И он выложил на стол, рядом с рукой Андреа, стопку банкнот.
– Сударь, – возразила м-ль де Таверне, – вы жестоко заблуждаетесь: у вас нет ребенка.
– Как?
– О каком ребенке вы толкуете? – осведомилась Андреа.
– О том, который явится на свет благодаря вам. Ведь вы признались двум людям, вашему брату Филиппу и графу Бальзамо, что ждете ребенка, и виной тому – я, я, презренный!
– Ах, вы это слышали! – воскликнула Андреа. – Что ж, тем лучше, тем лучше!
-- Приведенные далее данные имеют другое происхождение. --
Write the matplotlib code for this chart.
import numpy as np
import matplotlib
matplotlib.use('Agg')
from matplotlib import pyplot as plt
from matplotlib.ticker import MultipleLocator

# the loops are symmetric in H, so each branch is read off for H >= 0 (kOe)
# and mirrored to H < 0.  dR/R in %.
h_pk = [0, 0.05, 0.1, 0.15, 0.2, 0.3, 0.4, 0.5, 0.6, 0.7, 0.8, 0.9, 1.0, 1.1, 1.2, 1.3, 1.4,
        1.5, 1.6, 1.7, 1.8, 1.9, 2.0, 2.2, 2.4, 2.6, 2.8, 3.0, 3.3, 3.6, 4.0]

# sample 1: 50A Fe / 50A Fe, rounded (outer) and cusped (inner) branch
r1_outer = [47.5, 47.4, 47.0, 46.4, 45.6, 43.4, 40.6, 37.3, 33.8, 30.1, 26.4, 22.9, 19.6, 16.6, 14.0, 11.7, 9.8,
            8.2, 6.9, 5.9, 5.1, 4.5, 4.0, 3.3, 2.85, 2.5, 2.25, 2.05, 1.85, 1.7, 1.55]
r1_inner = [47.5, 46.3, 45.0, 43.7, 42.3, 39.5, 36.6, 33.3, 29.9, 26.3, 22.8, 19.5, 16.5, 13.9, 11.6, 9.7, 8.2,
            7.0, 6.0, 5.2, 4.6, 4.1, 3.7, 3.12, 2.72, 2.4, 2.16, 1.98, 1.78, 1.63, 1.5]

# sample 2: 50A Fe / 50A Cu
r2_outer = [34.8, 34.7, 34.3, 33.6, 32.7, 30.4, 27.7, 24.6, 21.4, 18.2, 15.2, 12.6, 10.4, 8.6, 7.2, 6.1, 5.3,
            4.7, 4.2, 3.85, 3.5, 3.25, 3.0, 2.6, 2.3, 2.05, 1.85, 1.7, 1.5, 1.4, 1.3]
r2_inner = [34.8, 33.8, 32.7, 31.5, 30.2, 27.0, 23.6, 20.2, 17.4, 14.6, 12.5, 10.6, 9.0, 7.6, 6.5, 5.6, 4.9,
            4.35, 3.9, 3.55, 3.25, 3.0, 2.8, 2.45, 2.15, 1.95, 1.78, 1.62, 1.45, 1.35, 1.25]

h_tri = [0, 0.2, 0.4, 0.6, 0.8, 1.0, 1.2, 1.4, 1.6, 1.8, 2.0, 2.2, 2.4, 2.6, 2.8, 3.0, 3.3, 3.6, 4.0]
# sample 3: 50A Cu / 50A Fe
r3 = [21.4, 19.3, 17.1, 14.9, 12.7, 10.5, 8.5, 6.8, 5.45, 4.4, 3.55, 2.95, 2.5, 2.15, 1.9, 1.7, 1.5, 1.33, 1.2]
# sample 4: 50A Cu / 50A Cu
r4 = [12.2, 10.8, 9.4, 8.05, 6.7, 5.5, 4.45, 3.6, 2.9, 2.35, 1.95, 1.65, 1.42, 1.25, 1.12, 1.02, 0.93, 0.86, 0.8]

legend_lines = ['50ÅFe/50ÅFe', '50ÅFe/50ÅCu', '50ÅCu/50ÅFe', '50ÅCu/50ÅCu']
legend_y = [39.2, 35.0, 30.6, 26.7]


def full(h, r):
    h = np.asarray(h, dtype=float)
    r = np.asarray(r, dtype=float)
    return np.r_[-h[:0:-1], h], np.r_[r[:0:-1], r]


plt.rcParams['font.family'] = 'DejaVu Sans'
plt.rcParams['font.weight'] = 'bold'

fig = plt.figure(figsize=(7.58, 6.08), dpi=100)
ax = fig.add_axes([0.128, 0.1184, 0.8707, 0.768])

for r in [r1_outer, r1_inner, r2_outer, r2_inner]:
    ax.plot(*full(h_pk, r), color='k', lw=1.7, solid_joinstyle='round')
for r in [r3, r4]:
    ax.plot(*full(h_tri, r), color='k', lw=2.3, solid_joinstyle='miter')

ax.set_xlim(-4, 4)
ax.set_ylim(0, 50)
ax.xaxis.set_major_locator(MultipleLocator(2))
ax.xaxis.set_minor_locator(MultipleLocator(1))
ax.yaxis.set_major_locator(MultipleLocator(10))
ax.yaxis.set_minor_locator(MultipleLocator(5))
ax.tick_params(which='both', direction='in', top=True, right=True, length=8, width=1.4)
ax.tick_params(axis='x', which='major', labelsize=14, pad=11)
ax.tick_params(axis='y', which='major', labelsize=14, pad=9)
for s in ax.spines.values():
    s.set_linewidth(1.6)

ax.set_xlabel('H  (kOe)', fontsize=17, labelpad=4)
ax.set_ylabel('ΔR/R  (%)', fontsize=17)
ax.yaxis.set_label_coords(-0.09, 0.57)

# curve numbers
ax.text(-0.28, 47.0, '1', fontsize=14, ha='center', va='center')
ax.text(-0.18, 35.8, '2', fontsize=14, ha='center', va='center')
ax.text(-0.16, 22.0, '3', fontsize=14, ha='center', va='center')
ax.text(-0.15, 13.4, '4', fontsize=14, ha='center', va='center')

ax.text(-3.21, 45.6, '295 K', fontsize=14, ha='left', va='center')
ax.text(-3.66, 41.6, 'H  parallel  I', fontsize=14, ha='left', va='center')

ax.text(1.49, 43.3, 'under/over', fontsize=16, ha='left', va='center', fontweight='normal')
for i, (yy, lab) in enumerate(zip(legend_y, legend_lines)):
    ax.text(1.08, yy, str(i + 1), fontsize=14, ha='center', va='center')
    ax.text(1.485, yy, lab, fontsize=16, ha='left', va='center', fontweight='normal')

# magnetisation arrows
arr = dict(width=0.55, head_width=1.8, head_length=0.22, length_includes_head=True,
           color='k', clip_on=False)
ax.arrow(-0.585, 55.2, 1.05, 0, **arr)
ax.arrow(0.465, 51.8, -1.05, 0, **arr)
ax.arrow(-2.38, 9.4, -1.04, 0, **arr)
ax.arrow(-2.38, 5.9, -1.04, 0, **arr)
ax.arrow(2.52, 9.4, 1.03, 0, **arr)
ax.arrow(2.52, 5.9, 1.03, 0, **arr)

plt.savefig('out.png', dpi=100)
Тогда, сударь, вот вам мой ответ: вы учинили надо мной низкое насилие; вы овладели мною, когда я спала; вы овладели мною преступным путем; да, я мать, но у моего ребенка есть только мать, понимаете? Пускай вы насильно овладели мной, но отцом моего ребенка вы не будете!
И схватив банкноты, она надменно вышвырнула их из комнаты, они упали прямо в лицо побледневшему, страдающему Жильберу.
В душе у него вскипела такая темная ярость, что ангелу-хранителю Андреа впору было еще раз затрепетать за свою подопечную.
Но приступ ярости был так силен, что исчерпал сам себя, и молодой человек прошел мимо Андреа, не бросив на нее ни единого взгляда.
Едва он переступил порог, она ринулась следом, затворила двери, жалюзи, окна, ставни, словно этими лихорадочными движениями надеялась положить пропасть между настоящим и минувшим!